The Army chief noted that the focus must be religious groups interfacing on addressing the ideologies which fuelled the Boko Haram and ISWAP terrorists.
Buratai stated this on Monday in Abuja during a spiritual warfare seminar at the Nigerian Army Resource Centre with the theme, “Countering insurgency and violent extremism in Nigeria through spiritual warfare.”
The Army chief, who was represented by the Chief of Administration, Maj. Gen. Sani Yusuf, urged Islamic and Christian clerics across the Army formations to join the fight against terrorism, and reorient the people against negative ideologies.
“Therefore, communities, families, and groups should join in the fight and narratives to reject and prevent the ideologies of the terrorists and extremist groups.
“Religious bodies and organisations in particular who interface regularly with the grassroots should be at the forefront of this spiritual battle and fashion out ways of stepping up their roles.
“The fight against terrorism, Boko Haram and ISWAP, as well as other security threats, cannot be left to the troops in the battlefield alone.

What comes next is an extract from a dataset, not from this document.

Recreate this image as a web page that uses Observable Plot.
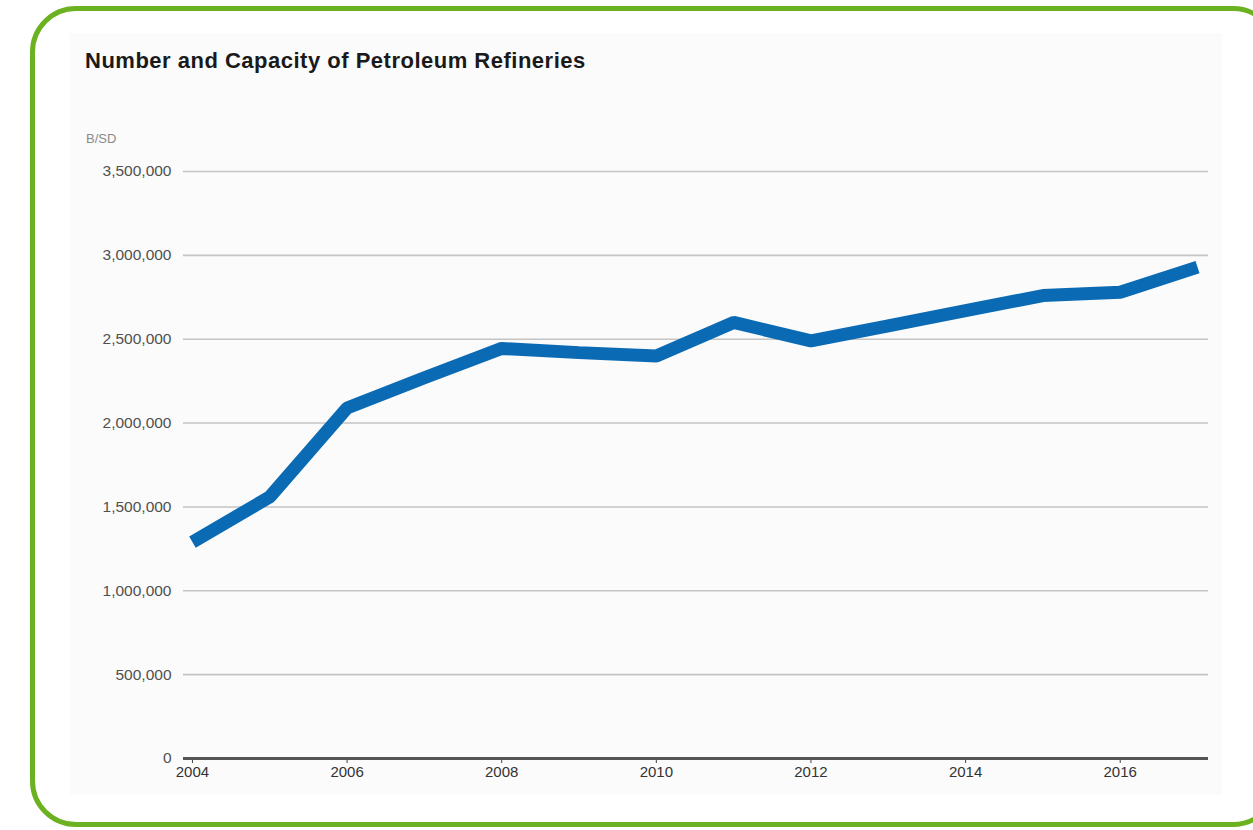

“Yes, we will do our duties, but they need to tackle groups through spiritual warfare and re-orientating the followers against the ideology is also a necessity.
“It is a well-known fact that terrorism and terrorist groups cannot be totally eliminated by mainly military actions.
“This means focusing our efforts on the underlying narratives through ideologies that are employed by these terrorists to lure innocent citizens to their fold.
“The need to defeat the ideologies of Boko Haram and ISWAP is based on the awareness that it is the ideologies that enhance their resources and help to recruit new fighters to their fold and as such; kill their ideology and the terrorist movement withers and dies.”
The Army chief added that religious leaders and clerics who regularly interface with members of the society must “fashion out ways of stepping up [their] roles, remembering that the fight against terrorism is a collective responsibility.”